[pancakes]

Three solid forms of glucose are anhydrous alpha, alpha hydrate, and anhydrous beta. Assume at equilibrium at 23, the solution is 50 wt% total glucose with beta:alpha = 5:3
Note that alpha hydrate is 10/11 glucose, e.g., 11 g hydrate corresponds to 10 g anhydrous.
Exactly 1100 g alpha hydrate is mixed with water. @ equilibrium, there is 160g aqueous solution plus solids. What is the mass of each solid phase?

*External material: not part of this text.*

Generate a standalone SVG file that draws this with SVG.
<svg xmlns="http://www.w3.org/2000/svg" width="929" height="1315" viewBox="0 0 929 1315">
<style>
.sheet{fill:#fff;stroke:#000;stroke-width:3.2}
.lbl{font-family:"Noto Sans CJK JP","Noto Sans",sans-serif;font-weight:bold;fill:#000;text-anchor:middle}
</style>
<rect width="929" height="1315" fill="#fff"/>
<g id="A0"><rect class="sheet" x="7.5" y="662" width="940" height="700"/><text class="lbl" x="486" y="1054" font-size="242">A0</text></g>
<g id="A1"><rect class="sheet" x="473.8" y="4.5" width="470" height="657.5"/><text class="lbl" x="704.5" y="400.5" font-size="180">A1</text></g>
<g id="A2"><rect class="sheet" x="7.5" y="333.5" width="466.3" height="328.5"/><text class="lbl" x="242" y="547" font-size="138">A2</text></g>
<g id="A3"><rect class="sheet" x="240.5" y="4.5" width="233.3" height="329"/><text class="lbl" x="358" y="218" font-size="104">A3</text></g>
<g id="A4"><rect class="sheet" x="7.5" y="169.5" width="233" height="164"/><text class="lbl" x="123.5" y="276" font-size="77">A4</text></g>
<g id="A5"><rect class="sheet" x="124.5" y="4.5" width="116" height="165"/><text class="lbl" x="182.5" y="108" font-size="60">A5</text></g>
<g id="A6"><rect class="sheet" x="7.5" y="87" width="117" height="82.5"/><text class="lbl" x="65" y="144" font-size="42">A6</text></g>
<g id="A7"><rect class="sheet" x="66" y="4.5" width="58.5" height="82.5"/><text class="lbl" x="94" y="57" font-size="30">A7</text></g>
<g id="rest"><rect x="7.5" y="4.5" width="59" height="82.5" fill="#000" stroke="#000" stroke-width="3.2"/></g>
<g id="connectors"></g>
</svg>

The answer is supposed to be 22 g of alpha glucose hydrate. But how do you get that? I figured out that the whole system has 100g glucose on anhydrous basis and 30g of alpha and 80g of beta (80g of total glucose) in solution. But where does the 22g come from? I am so confused.

[Dan]

Can you post the question exactly as it is written. It is confusing as you've written it as it seems to contain irrelevant information and the numbers look as though they don't add up.

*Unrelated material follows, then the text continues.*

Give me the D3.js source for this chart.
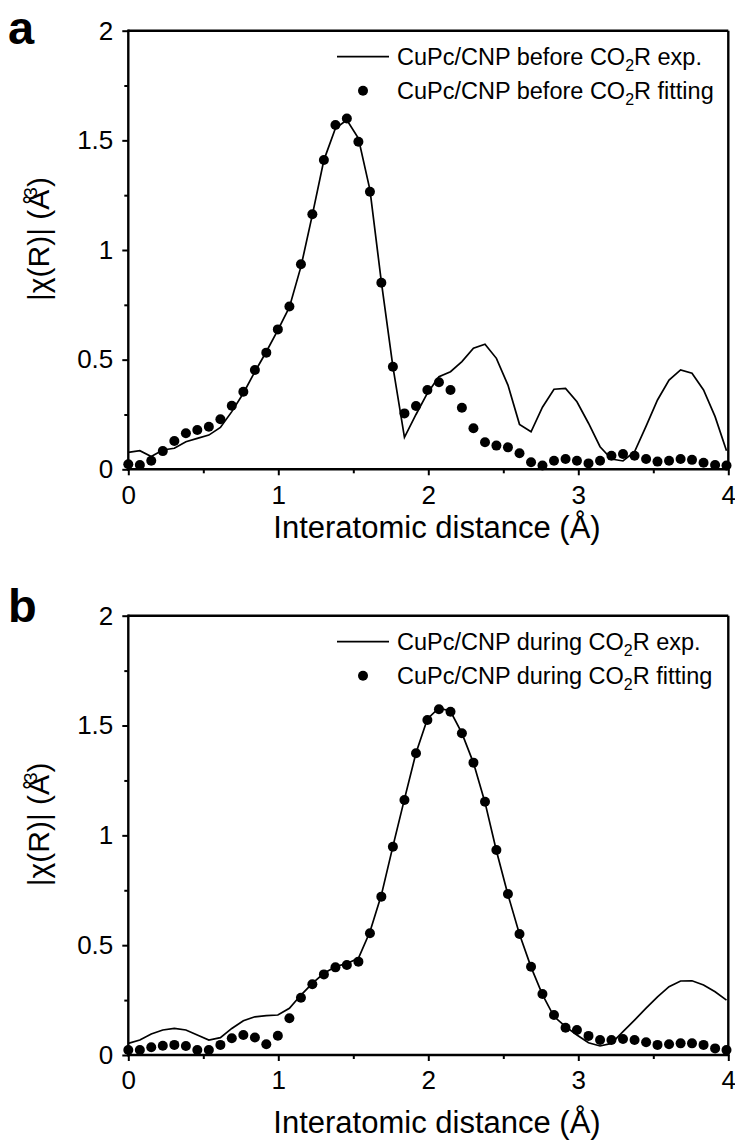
<!DOCTYPE html>
<html><head><meta charset="utf-8">
<script src="https://cdn.jsdelivr.net/npm/d3@7"></script>
<style>body{margin:0;background:#fff}svg{display:block}</style>
</head><body>
<script>
// R grid (Å)
const rGrid = [0.000,0.077,0.153,0.230,0.307,0.384,0.460,0.537,0.614,0.690,0.767,0.844,0.920,0.997,1.074,1.151,1.227,1.304,1.381,1.457,1.534,1.611,1.687,1.764,1.841,1.918,1.994,2.071,2.148,2.224,2.301,2.378,2.454,2.531,2.608,2.685,2.761,2.838,2.915,2.991,3.068,3.145,3.221,3.298,3.375,3.452,3.528,3.605,3.682,3.758,3.835,3.912,3.988];

// Panel a: before CO2R
const beforeExp = [0.077,0.085,0.058,0.088,0.096,0.126,0.141,0.156,0.191,0.263,0.347,0.445,0.536,0.635,0.739,0.924,1.160,1.410,1.555,1.593,1.509,1.274,0.855,0.468,0.146,0.250,0.347,0.422,0.445,0.491,0.552,0.570,0.506,0.384,0.205,0.171,0.283,0.365,0.369,0.308,0.210,0.103,0.047,0.038,0.080,0.197,0.316,0.407,0.453,0.438,0.362,0.240,0.085];
const beforeFit = [0.023,0.020,0.039,0.083,0.129,0.164,0.179,0.194,0.228,0.290,0.354,0.453,0.532,0.638,0.742,0.935,1.163,1.410,1.570,1.600,1.494,1.266,0.851,0.468,0.255,0.289,0.362,0.397,0.362,0.281,0.187,0.123,0.108,0.100,0.073,0.032,0.017,0.039,0.047,0.039,0.027,0.039,0.062,0.070,0.062,0.047,0.035,0.039,0.047,0.043,0.030,0.020,0.017];

// Panel b: during CO2R
const duringExp = [0.053,0.068,0.096,0.114,0.121,0.114,0.091,0.068,0.079,0.121,0.156,0.174,0.179,0.182,0.213,0.273,0.326,0.372,0.402,0.417,0.440,0.561,0.728,0.950,1.165,1.375,1.530,1.580,1.565,1.465,1.330,1.150,0.930,0.730,0.550,0.400,0.275,0.175,0.129,0.091,0.056,0.041,0.053,0.106,0.159,0.213,0.265,0.311,0.337,0.338,0.319,0.288,0.250];
const duringFit = [0.023,0.023,0.035,0.042,0.046,0.041,0.023,0.023,0.046,0.076,0.091,0.080,0.049,0.088,0.167,0.261,0.322,0.367,0.399,0.410,0.425,0.554,0.721,0.948,1.161,1.374,1.525,1.574,1.563,1.465,1.331,1.153,0.933,0.733,0.551,0.402,0.278,0.182,0.124,0.114,0.087,0.068,0.068,0.073,0.068,0.058,0.046,0.049,0.053,0.053,0.046,0.030,0.023];

const xTicks = [0,1,2,3,4];
const xMinorTicks = [0.5,1.5,2.5,3.5];
const yTicks = [0,0.5,1,1.5,2];
const yTickLabels = ["0","0.5","1","1.5","2"];
const yMinorTicks = [0.25,0.75,1.25,1.75];

const panels = [
  {label:"a", cond:"before", exp:beforeExp, fit:beforeFit, top:30.7, bottom:469.3, titleY:538, labelY:44},
  {label:"b", cond:"during", exp:duringExp, fit:duringFit, top:615.7, bottom:1055, titleY:1133, labelY:622}
];

const W = 735, H = 1147;
const left = 128.3, right = 728.3;
const FONT = "Arial, 'Liberation Sans', Helvetica, sans-serif";

const svg = d3.select("body").append("svg").attr("width", W).attr("height", H)
  .style("font-family", FONT);

panels.forEach(p => {
  const x = d3.scaleLinear().domain([0,4]).range([left, right]);
  const y = d3.scaleLinear().domain([0,2]).range([p.bottom, p.top]);
  const g = svg.append("g");

  // data line
  const line = d3.line().x((d,i) => x(rGrid[i])).y(d => y(d));
  g.append("path").datum(p.exp).attr("d", line)
    .attr("fill","none").attr("stroke","#000").attr("stroke-width",1.7).attr("stroke-linejoin","miter");

  // fit dots
  g.selectAll("circle.fit").data(p.fit).enter().append("circle")
    .attr("class","fit").attr("cx",(d,i)=>x(rGrid[i])).attr("cy",d=>y(d)).attr("r",5).attr("fill","#000");

  // frame: top & right
  g.append("line").attr("x1",left).attr("x2",right).attr("y1",p.top).attr("y2",p.top)
    .attr("stroke","#000").attr("stroke-width",2.4);
  g.append("line").attr("x1",right).attr("x2",right).attr("y1",p.top).attr("y2",p.bottom)
    .attr("stroke","#000").attr("stroke-width",2.4);

  // x axis
  const xAxis = d3.axisBottom(x).tickValues(xTicks).tickFormat(d3.format("d")).tickSizeInner(6).tickSizeOuter(0).tickPadding(10);
  const gx = g.append("g").attr("transform",`translate(0,${p.bottom})`).call(xAxis);
  gx.select(".domain").attr("stroke-width",2.4).attr("d",`M${left-1.2},0H${right+1.2}`);
  gx.selectAll(".tick line").attr("stroke-width",2);
  gx.selectAll(".tick text").attr("font-size",26).attr("font-family",FONT).attr("fill","#000");
  g.append("g").attr("transform",`translate(0,${p.bottom})`)
    .call(d3.axisBottom(x).tickValues(xMinorTicks).tickFormat("").tickSizeInner(4).tickSizeOuter(0))
    .call(s => { s.select(".domain").remove(); s.selectAll(".tick line").attr("stroke-width",2); });

  // y axis
  const yAxis = d3.axisLeft(y).tickValues(yTicks).tickFormat((d,i)=>yTickLabels[i]).tickSizeInner(6).tickSizeOuter(0).tickPadding(9);
  const gy = g.append("g").attr("transform",`translate(${left},0)`).call(yAxis);
  gy.select(".domain").attr("stroke-width",2.4).attr("d",`M0,${p.top-1.2}V${p.bottom+1.2}`);
  gy.selectAll(".tick line").attr("stroke-width",2);
  gy.selectAll(".tick text").attr("font-size",26).attr("font-family",FONT).attr("fill","#000");
  g.append("g").attr("transform",`translate(${left},0)`)
    .call(d3.axisLeft(y).tickValues(yMinorTicks).tickFormat("").tickSizeInner(4).tickSizeOuter(0))
    .call(s => { s.select(".domain").remove(); s.selectAll(".tick line").attr("stroke-width",2); });

  // x title
  g.append("text").attr("x", 437).attr("y", p.titleY).attr("text-anchor","middle")
    .attr("font-size",31).attr("fill","#000").text("Interatomic distance (Å)");

  // y title
  const cy = (p.top + p.bottom)/2 - 11;
  const yt = g.append("text").attr("transform",`translate(49,${cy}) rotate(-90)`).attr("text-anchor","middle")
    .attr("font-size",30).attr("fill","#000");
  yt.append("tspan").text("|χ(R)| (Å");
  yt.append("tspan").attr("font-size",19).attr("dx",-8).attr("dy",-12).text("3");
  yt.append("tspan").attr("dy",12).text(")");

  // panel label
  g.append("text").attr("x",8).attr("y",p.labelY).attr("font-size",47).attr("font-weight","bold").attr("fill","#000").text(p.label);

  // legend
  const ly1 = p.top + 26, ly2 = p.top + 60;
  g.append("line").attr("x1",337).attr("x2",389).attr("y1",ly1).attr("y2",ly1).attr("stroke","#000").attr("stroke-width",1.7);
  g.append("circle").attr("cx",363).attr("cy",ly2).attr("r",5).attr("fill","#000");
  const rows = [[ly1,"exp."],[ly2,"fitting"]];
  rows.forEach(([ly, suffix]) => {
    const t = g.append("text").attr("x",397).attr("y",ly+8.5).attr("font-size",23.5).attr("fill","#000");
    t.append("tspan").text(`CuPc/CNP ${p.cond} CO`);
    t.append("tspan").attr("font-size",16).attr("dy",6).text("2");
    t.append("tspan").attr("dy",-6).text(`R ${suffix}`);
  });
});
</script>
</body></html>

Exactly 1100 g alpha hydrate is mixed with water.

1100 g or 110 g?

I figured out that the whole system has 100g glucose on anhydrous basis and 30g of alpha and 80g of beta (80g of total glucose) in solution.

I agree with the green bit, but the red bit makes no sense... 30+80 = 110 not 80...

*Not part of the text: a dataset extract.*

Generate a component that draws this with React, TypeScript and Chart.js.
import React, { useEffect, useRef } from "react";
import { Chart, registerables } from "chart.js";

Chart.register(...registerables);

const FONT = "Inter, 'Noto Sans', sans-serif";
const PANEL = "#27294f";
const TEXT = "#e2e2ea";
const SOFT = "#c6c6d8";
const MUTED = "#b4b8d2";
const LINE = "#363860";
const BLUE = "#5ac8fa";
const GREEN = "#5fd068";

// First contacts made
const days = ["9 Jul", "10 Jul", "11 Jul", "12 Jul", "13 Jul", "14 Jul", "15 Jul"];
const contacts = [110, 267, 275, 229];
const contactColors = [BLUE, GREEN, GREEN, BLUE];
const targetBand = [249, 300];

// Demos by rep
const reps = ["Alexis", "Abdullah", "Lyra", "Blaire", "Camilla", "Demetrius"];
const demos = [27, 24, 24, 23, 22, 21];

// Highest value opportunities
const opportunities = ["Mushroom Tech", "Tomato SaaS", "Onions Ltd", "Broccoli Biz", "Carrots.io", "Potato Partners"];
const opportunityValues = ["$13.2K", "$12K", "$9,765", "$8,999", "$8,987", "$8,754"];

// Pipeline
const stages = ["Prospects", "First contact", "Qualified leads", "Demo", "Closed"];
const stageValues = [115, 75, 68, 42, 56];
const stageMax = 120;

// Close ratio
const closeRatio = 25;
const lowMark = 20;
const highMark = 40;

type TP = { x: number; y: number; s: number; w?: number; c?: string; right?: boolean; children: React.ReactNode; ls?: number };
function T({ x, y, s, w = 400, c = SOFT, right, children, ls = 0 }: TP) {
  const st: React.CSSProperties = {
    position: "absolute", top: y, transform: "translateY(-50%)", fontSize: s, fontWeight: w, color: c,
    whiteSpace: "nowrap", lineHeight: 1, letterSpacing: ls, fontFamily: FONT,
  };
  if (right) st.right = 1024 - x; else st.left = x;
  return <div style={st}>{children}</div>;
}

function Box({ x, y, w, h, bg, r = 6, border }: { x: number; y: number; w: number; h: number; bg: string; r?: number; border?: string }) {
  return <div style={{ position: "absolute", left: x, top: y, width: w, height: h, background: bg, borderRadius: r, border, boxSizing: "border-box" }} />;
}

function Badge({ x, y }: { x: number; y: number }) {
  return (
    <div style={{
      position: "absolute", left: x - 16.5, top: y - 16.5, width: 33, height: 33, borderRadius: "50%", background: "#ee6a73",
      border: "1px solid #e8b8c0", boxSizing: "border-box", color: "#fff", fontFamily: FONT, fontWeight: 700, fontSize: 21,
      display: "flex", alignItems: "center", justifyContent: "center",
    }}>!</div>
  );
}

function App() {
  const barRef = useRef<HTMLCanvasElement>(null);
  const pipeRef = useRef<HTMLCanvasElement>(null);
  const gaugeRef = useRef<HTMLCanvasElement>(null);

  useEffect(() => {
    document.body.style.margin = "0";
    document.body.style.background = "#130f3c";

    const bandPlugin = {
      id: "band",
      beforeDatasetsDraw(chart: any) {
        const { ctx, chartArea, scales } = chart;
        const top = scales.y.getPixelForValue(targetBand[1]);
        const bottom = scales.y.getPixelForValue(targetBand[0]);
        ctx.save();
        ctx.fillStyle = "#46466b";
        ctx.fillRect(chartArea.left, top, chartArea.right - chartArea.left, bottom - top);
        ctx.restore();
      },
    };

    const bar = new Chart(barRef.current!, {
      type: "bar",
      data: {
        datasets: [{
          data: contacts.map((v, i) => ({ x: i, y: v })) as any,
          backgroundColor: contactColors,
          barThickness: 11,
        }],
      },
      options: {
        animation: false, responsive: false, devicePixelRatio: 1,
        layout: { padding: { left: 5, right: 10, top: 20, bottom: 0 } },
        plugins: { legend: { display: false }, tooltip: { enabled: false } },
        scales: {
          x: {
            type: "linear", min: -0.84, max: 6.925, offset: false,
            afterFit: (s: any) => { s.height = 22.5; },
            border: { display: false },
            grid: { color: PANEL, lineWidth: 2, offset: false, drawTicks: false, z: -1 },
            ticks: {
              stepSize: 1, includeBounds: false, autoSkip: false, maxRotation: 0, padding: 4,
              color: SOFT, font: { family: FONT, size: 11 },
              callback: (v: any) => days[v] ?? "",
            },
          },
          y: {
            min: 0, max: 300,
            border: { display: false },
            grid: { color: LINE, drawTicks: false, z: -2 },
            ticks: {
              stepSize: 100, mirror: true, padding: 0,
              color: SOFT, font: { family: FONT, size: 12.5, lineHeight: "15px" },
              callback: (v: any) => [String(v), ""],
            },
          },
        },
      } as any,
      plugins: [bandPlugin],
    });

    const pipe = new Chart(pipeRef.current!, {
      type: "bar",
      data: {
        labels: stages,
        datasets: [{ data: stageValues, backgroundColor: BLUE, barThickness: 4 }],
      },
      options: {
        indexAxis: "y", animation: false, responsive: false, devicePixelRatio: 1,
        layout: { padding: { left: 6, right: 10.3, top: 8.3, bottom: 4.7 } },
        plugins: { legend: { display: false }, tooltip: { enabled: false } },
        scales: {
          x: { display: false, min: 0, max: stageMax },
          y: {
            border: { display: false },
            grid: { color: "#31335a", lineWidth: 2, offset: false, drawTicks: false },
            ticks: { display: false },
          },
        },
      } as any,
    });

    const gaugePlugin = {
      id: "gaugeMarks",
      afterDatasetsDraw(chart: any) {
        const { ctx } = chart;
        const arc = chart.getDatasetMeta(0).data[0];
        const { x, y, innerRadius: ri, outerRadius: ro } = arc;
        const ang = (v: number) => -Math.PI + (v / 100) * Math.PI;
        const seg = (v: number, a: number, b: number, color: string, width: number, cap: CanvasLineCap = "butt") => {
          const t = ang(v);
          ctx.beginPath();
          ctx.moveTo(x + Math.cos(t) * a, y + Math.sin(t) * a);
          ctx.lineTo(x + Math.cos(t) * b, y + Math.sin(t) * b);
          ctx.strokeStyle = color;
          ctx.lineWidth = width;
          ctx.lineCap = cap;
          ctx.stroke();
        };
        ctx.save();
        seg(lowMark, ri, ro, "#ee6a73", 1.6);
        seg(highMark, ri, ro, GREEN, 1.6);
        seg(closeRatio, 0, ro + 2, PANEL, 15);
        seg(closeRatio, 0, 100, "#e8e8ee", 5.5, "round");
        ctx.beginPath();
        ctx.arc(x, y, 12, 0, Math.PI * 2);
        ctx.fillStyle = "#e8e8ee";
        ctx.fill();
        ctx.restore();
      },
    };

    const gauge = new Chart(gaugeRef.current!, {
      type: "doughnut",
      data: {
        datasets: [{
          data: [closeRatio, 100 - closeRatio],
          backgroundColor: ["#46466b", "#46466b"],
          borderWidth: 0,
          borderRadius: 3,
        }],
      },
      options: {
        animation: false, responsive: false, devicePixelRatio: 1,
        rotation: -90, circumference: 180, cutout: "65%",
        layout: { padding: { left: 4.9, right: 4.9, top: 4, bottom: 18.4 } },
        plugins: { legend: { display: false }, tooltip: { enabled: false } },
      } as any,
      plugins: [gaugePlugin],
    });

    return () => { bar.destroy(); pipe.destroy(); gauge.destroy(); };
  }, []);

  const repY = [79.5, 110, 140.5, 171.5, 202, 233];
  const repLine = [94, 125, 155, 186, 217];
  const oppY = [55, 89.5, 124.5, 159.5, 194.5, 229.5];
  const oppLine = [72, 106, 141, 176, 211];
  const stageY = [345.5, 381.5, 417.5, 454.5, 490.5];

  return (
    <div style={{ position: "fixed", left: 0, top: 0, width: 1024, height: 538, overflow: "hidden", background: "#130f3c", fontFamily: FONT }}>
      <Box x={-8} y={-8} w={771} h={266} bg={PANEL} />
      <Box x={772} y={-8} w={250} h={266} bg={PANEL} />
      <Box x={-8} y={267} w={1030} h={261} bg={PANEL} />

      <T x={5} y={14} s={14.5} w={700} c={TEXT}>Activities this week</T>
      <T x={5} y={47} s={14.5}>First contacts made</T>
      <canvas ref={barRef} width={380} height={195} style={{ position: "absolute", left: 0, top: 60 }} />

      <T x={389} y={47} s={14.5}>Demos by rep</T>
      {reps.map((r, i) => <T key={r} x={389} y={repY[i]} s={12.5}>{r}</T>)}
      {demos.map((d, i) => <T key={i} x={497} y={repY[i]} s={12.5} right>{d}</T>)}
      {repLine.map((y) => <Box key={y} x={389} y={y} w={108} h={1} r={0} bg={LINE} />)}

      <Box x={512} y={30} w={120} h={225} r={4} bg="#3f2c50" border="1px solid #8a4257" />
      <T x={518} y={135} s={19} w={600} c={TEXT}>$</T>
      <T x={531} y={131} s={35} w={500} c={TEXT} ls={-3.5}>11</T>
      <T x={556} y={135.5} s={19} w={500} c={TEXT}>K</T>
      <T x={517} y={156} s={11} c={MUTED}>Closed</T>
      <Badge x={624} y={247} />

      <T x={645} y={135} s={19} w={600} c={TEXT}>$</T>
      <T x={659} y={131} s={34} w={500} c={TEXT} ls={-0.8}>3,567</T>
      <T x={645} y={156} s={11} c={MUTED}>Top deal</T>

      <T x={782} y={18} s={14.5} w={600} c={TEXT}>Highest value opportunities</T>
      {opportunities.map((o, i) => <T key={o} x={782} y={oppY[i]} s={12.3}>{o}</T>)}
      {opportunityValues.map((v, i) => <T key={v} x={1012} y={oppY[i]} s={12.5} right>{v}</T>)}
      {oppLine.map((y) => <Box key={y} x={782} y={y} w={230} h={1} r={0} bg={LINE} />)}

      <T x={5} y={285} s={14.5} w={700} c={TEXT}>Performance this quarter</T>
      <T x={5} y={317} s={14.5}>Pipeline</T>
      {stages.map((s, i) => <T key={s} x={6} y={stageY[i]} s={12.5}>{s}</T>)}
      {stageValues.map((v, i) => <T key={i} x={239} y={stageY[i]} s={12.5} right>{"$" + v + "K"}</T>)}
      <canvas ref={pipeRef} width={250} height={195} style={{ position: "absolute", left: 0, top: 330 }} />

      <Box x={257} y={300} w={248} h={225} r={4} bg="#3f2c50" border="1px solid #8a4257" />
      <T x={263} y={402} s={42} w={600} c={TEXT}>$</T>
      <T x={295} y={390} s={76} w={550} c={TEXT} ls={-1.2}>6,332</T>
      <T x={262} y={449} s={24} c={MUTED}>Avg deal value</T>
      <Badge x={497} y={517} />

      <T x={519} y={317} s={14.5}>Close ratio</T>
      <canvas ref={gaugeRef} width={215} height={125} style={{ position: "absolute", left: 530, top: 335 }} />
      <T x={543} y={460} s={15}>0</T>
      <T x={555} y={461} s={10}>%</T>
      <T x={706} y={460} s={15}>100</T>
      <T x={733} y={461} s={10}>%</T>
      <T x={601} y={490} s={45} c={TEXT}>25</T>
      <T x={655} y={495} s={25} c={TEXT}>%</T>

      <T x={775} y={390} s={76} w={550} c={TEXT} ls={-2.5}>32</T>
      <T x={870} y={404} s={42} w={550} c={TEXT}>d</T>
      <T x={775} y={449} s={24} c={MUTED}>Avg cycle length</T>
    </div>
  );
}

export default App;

If the total amount of glucose added is 100 g (based on anhydrous) and the solution has mass 160 g you can now calculate:

1. The mass of glucose in solution
2. The mass of glucose (based on anhydrous) not in solution

Now you need to know which form of glucose precipitates from water in order to calculate the mass of solid. I am surprised that this is not given in the question, so I assume you are supposed to know that it is the alpha hydrate. As a side point, the anomeric ratio of aqueous glucose is completely irrelevant as far as I can see.